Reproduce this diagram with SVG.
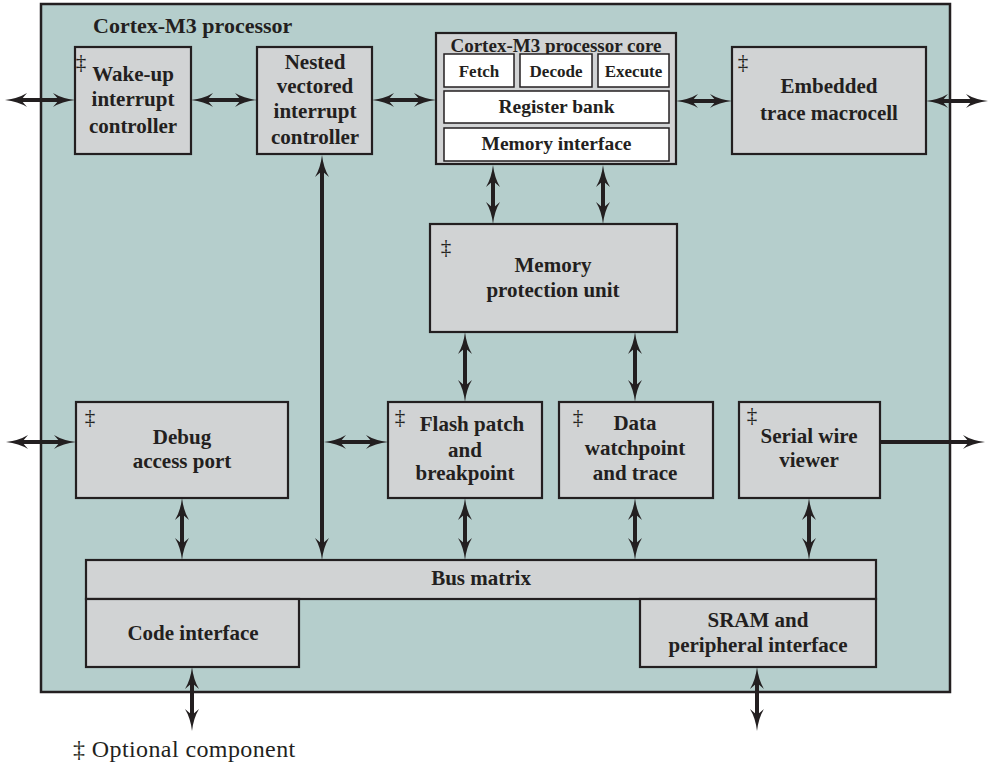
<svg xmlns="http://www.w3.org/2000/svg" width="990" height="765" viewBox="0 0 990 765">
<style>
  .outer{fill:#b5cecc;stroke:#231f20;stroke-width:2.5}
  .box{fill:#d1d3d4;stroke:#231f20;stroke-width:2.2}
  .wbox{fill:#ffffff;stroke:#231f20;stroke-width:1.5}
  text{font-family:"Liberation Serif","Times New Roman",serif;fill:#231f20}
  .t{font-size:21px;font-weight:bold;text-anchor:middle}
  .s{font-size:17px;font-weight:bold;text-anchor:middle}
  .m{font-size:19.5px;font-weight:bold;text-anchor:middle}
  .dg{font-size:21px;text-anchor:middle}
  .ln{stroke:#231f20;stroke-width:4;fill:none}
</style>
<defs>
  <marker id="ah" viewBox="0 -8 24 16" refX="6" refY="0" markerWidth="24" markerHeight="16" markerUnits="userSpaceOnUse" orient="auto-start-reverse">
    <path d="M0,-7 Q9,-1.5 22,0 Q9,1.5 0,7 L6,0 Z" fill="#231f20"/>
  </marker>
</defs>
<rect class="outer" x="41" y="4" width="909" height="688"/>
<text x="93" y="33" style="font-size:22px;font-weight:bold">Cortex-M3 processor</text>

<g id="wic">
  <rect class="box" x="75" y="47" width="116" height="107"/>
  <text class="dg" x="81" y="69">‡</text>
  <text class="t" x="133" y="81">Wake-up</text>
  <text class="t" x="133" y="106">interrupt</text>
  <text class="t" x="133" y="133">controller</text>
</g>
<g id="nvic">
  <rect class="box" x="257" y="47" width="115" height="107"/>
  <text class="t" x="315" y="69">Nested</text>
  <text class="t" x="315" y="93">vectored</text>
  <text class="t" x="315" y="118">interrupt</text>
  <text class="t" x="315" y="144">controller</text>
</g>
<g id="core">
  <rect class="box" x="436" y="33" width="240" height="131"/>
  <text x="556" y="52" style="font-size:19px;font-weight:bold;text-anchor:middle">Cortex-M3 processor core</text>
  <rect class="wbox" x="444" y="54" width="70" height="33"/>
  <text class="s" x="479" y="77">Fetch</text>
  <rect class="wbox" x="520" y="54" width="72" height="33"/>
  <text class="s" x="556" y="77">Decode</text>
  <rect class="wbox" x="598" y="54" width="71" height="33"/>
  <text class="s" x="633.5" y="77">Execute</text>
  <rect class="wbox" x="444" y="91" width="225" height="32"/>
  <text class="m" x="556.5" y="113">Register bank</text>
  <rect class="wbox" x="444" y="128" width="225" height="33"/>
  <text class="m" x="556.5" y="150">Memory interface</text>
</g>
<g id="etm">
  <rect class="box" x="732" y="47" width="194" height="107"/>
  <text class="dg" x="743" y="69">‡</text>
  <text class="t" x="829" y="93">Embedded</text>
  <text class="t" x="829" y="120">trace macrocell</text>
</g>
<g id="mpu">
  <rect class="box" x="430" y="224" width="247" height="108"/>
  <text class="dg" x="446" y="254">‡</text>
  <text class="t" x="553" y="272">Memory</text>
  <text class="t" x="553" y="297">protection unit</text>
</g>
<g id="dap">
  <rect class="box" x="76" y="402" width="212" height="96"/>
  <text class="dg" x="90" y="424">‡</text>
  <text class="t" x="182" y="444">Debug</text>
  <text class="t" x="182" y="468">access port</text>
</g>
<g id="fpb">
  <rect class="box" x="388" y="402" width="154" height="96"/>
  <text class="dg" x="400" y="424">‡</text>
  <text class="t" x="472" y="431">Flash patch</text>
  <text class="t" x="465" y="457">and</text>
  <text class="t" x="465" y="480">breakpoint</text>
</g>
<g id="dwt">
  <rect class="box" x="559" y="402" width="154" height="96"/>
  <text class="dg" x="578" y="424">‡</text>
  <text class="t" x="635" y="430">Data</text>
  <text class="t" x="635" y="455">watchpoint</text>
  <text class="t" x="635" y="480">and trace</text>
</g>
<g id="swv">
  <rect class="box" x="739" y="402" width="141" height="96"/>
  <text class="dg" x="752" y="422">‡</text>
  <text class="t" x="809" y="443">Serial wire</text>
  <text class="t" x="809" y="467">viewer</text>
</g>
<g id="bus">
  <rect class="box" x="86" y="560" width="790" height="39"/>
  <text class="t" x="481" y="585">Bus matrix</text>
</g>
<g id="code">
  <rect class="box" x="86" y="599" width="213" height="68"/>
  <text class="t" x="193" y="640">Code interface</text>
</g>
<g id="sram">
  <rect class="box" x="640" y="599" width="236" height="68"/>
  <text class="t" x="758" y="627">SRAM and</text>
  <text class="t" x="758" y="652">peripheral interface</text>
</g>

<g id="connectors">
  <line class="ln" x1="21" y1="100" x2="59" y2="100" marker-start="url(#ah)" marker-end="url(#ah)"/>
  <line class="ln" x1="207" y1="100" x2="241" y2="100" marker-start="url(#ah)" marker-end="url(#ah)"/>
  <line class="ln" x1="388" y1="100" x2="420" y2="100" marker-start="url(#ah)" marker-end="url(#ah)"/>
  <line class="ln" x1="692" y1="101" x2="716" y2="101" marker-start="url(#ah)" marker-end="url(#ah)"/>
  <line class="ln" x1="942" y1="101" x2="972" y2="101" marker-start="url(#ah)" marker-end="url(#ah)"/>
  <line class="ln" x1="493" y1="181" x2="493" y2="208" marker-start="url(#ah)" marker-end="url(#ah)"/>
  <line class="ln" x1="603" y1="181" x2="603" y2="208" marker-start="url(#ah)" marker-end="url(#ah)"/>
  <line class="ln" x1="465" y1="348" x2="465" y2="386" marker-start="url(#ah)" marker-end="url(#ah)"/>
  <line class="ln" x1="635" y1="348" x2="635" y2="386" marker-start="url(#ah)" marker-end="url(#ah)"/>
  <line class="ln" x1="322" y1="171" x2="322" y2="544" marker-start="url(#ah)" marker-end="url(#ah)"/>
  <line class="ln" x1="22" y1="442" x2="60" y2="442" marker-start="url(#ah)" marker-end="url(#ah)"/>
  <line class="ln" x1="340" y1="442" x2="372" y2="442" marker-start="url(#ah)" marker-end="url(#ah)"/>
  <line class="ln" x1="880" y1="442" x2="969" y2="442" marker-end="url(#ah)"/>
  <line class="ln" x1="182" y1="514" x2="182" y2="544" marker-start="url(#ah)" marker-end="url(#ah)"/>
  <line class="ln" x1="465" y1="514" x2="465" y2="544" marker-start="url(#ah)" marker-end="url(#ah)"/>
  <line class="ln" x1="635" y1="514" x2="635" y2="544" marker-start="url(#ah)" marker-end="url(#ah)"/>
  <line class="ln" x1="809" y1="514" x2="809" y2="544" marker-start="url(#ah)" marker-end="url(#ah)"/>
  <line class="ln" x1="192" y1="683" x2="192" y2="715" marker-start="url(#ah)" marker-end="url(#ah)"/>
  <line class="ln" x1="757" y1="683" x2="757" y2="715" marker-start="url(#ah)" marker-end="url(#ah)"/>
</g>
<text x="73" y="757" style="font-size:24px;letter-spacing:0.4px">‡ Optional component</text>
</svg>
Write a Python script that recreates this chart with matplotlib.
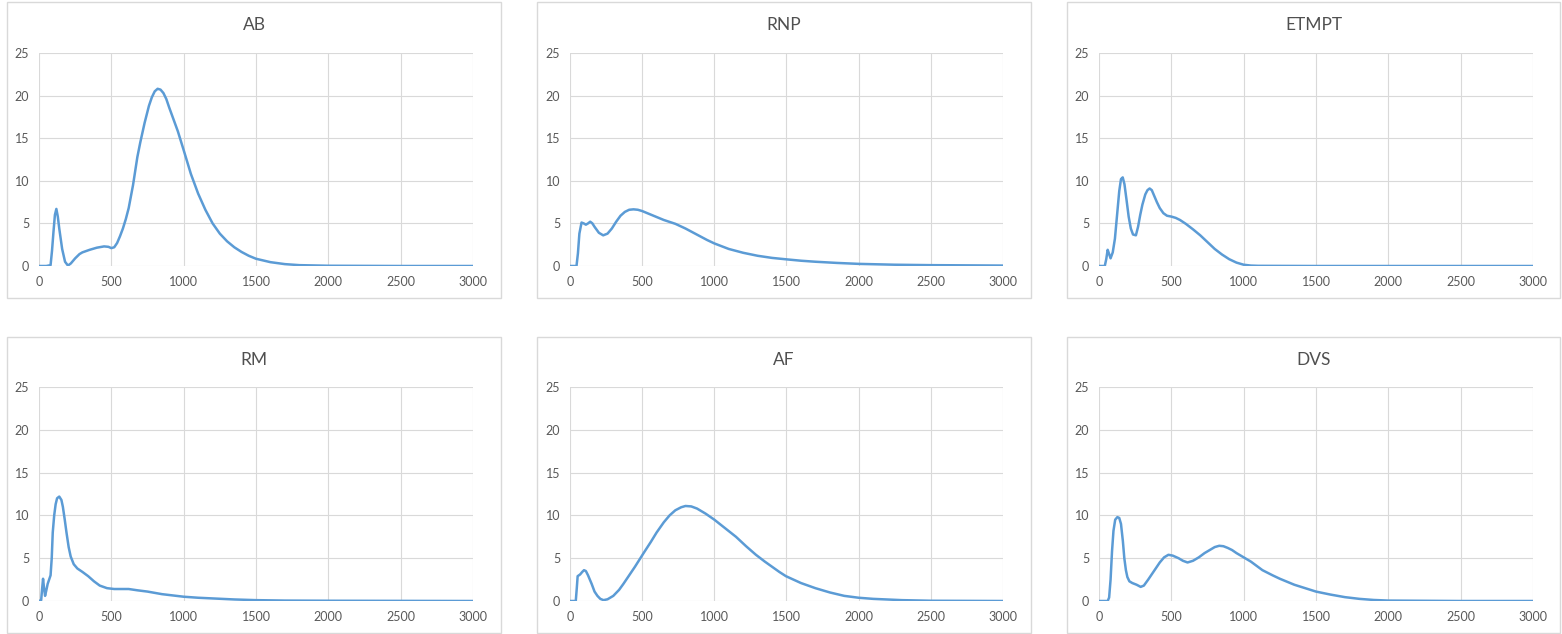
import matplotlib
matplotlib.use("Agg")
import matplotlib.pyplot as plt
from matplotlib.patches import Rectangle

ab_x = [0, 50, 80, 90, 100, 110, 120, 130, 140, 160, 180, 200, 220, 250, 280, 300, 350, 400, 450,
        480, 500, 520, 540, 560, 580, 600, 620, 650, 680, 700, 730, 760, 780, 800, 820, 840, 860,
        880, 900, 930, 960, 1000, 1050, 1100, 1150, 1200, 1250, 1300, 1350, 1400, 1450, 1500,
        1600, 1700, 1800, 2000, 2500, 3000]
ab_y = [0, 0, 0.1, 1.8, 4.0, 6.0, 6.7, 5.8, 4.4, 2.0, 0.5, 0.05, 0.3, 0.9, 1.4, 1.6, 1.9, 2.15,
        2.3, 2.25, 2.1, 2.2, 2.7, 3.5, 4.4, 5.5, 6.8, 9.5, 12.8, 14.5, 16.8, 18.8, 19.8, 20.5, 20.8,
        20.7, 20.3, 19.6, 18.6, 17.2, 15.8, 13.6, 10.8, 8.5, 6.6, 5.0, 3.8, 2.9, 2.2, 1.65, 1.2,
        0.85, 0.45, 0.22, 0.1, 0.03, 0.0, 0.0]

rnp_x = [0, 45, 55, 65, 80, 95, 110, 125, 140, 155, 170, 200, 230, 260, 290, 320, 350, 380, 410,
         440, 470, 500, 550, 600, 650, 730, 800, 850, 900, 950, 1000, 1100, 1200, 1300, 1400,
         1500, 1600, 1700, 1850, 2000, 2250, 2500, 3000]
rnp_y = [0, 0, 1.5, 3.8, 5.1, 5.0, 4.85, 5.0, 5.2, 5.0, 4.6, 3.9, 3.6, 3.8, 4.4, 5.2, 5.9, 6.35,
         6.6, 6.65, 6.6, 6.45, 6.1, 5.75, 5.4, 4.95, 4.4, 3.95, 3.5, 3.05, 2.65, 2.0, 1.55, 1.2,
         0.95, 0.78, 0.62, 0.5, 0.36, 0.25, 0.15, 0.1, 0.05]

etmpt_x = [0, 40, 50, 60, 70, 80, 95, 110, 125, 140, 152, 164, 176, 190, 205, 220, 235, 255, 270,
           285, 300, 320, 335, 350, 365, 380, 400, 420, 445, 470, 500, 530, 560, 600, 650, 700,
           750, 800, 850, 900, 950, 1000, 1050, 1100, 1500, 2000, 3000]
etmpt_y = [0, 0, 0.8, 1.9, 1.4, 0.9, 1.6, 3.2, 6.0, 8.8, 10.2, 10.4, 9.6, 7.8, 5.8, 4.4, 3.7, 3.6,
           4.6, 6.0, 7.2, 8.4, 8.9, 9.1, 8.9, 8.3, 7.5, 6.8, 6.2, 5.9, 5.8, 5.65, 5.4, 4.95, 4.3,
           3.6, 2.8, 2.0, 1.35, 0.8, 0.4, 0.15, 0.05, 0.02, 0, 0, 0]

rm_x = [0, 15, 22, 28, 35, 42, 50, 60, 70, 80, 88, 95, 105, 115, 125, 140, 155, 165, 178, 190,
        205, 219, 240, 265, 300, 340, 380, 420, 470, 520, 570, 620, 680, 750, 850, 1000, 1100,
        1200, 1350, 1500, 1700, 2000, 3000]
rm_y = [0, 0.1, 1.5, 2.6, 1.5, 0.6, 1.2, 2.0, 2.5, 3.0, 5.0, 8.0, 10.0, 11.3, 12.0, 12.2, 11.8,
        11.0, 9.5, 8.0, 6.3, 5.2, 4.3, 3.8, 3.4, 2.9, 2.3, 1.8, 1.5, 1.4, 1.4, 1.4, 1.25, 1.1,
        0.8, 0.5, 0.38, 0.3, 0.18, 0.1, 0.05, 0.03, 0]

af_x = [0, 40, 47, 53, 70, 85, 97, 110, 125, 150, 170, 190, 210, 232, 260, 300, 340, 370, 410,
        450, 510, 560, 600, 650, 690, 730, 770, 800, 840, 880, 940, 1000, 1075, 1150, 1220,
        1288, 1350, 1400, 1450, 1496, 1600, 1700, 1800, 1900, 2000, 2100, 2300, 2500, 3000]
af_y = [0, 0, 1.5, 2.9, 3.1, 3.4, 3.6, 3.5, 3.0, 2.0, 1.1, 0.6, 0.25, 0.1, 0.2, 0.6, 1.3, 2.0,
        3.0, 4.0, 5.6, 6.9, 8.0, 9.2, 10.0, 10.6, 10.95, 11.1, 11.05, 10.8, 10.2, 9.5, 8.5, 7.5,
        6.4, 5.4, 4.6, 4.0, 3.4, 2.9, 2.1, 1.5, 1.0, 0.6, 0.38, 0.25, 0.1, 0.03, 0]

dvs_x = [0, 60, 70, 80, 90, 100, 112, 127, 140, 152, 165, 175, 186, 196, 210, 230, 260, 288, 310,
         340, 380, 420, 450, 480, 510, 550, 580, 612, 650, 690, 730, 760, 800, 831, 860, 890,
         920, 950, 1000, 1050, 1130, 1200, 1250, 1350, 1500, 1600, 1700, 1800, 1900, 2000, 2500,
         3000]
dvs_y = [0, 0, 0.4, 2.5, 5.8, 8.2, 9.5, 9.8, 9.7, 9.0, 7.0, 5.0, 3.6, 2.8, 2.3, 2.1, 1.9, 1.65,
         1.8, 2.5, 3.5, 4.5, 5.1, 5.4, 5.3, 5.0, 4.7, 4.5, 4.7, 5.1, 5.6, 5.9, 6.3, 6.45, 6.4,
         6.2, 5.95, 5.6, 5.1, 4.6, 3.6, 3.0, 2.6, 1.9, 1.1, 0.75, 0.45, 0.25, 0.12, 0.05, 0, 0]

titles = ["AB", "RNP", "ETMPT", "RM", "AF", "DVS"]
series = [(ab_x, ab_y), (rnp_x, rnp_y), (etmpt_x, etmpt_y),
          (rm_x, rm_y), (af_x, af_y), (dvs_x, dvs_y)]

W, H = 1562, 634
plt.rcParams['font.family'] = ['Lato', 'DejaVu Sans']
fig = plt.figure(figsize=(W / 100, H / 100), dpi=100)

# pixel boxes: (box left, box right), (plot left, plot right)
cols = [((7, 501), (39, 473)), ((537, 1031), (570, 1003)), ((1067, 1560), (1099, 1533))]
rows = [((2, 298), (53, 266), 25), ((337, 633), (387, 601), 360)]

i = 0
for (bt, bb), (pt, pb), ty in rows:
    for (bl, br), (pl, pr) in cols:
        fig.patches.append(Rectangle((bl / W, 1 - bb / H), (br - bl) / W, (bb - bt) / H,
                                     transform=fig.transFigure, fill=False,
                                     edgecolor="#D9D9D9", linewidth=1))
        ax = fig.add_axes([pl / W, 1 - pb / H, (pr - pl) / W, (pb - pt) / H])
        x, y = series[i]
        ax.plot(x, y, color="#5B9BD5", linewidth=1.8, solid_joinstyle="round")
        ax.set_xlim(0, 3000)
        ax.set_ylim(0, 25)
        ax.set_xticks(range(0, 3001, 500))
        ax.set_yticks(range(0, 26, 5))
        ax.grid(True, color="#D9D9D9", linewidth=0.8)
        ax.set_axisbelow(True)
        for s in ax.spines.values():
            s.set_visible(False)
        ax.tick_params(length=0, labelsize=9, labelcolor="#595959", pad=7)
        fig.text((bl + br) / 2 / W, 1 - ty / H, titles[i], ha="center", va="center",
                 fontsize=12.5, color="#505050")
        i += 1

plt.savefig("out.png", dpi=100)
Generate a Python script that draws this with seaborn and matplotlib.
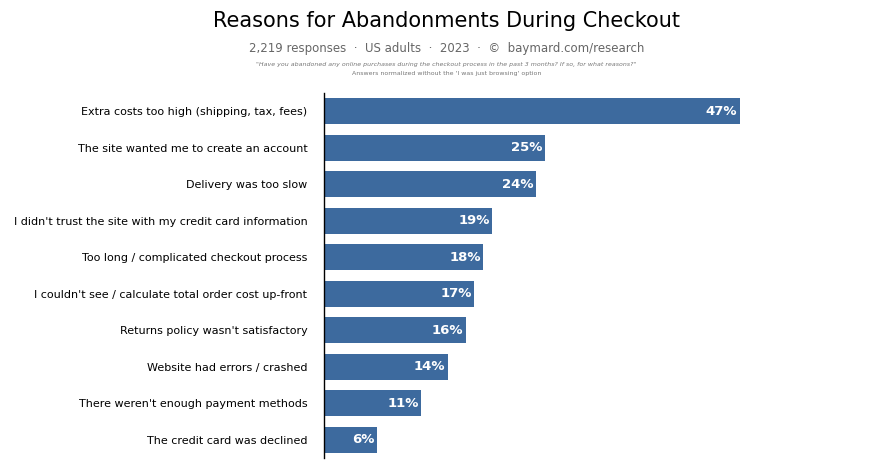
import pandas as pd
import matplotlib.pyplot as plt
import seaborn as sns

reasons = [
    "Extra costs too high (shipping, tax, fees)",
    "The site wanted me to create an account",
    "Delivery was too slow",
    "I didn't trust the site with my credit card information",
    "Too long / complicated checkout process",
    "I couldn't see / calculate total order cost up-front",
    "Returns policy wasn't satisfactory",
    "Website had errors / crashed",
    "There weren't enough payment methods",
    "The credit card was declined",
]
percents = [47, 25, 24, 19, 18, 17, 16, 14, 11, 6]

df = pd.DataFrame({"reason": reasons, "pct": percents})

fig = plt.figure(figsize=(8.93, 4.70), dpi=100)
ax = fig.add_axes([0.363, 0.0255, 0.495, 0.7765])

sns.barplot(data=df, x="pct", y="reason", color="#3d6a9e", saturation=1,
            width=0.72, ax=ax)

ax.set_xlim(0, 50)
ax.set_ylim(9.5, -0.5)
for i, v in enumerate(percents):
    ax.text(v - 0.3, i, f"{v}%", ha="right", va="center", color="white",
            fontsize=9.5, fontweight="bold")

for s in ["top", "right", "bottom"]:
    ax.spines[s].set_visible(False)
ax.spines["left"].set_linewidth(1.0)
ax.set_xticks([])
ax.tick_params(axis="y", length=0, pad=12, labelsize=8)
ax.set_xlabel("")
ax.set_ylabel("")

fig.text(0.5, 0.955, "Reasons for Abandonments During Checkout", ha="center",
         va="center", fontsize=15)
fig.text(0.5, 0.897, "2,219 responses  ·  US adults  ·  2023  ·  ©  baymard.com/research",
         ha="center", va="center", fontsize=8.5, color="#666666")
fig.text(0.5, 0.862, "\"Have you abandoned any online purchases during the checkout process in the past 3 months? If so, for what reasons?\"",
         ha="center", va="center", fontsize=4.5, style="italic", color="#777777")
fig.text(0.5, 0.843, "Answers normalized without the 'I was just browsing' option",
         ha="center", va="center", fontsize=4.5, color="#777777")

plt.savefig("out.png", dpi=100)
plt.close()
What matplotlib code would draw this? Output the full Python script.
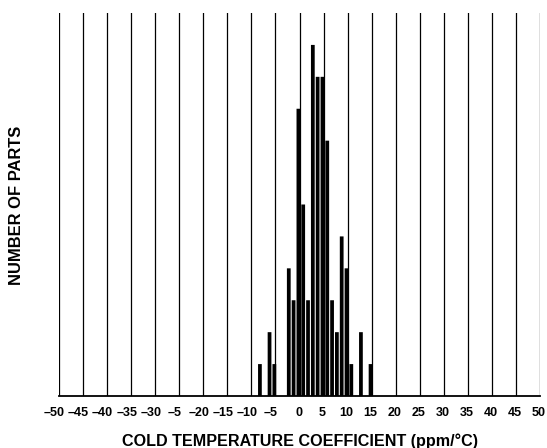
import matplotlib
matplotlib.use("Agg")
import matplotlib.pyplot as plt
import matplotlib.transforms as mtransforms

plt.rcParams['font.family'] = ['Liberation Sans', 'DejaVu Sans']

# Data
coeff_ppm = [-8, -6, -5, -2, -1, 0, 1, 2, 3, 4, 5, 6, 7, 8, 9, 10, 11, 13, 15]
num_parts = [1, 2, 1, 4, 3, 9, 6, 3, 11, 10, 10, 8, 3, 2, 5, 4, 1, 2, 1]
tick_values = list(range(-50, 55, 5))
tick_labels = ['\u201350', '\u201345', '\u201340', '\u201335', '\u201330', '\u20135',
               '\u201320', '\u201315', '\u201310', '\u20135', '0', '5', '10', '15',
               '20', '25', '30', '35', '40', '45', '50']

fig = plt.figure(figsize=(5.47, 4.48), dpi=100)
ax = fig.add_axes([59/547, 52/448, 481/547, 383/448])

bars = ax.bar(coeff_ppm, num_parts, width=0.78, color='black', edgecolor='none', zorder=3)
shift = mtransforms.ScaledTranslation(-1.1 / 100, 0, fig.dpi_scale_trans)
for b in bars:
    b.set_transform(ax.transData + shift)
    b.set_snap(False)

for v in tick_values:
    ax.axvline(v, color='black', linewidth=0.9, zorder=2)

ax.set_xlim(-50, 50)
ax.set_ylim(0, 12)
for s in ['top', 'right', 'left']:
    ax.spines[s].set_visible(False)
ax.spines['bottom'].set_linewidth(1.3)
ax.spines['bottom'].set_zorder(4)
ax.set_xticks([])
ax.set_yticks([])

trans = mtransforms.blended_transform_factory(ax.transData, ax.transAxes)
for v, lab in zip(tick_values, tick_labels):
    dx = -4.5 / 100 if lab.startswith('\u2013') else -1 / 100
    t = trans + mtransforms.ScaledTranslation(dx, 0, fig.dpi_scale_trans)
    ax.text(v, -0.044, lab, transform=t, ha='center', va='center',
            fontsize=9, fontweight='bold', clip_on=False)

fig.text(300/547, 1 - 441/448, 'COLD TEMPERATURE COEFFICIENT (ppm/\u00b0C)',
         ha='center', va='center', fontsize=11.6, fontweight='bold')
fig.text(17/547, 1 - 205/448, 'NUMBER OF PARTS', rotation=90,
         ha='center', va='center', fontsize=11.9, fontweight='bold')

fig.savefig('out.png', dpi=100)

++++++++++

**What the task requires**. Would you restate, exactly and with no pictures, the lines of the entries above from the one containing "Write a Python" through the one containing "0.95, 0.78, 0.62, 0.5, 0.36, 0.25, 0.15, 0.1, 0.05]"?

**Answer to this task**.
Write a Python script that recreates this chart with matplotlib.
import matplotlib
matplotlib.use("Agg")
import matplotlib.pyplot as plt
from matplotlib.patches import Rectangle

ab_x = [0, 50, 80, 90, 100, 110, 120, 130, 140, 160, 180, 200, 220, 250, 280, 300, 350, 400, 450,
        480, 500, 520, 540, 560, 580, 600, 620, 650, 680, 700, 730, 760, 780, 800, 820, 840, 860,
        880, 900, 930, 960, 1000, 1050, 1100, 1150, 1200, 1250, 1300, 1350, 1400, 1450, 1500,
        1600, 1700, 1800, 2000, 2500, 3000]
ab_y = [0, 0, 0.1, 1.8, 4.0, 6.0, 6.7, 5.8, 4.4, 2.0, 0.5, 0.05, 0.3, 0.9, 1.4, 1.6, 1.9, 2.15,
        2.3, 2.25, 2.1, 2.2, 2.7, 3.5, 4.4, 5.5, 6.8, 9.5, 12.8, 14.5, 16.8, 18.8, 19.8, 20.5, 20.8,
        20.7, 20.3, 19.6, 18.6, 17.2, 15.8, 13.6, 10.8, 8.5, 6.6, 5.0, 3.8, 2.9, 2.2, 1.65, 1.2,
        0.85, 0.45, 0.22, 0.1, 0.03, 0.0, 0.0]

rnp_x = [0, 45, 55, 65, 80, 95, 110, 125, 140, 155, 170, 200, 230, 260, 290, 320, 350, 380, 410,
         440, 470, 500, 550, 600, 650, 730, 800, 850, 900, 950, 1000, 1100, 1200, 1300, 1400,
         1500, 1600, 1700, 1850, 2000, 2250, 2500, 3000]
rnp_y = [0, 0, 1.5, 3.8, 5.1, 5.0, 4.85, 5.0, 5.2, 5.0, 4.6, 3.9, 3.6, 3.8, 4.4, 5.2, 5.9, 6.35,
         6.6, 6.65, 6.6, 6.45, 6.1, 5.75, 5.4, 4.95, 4.4, 3.95, 3.5, 3.05, 2.65, 2.0, 1.55, 1.2,
         0.95, 0.78, 0.62, 0.5, 0.36, 0.25, 0.15, 0.1, 0.05]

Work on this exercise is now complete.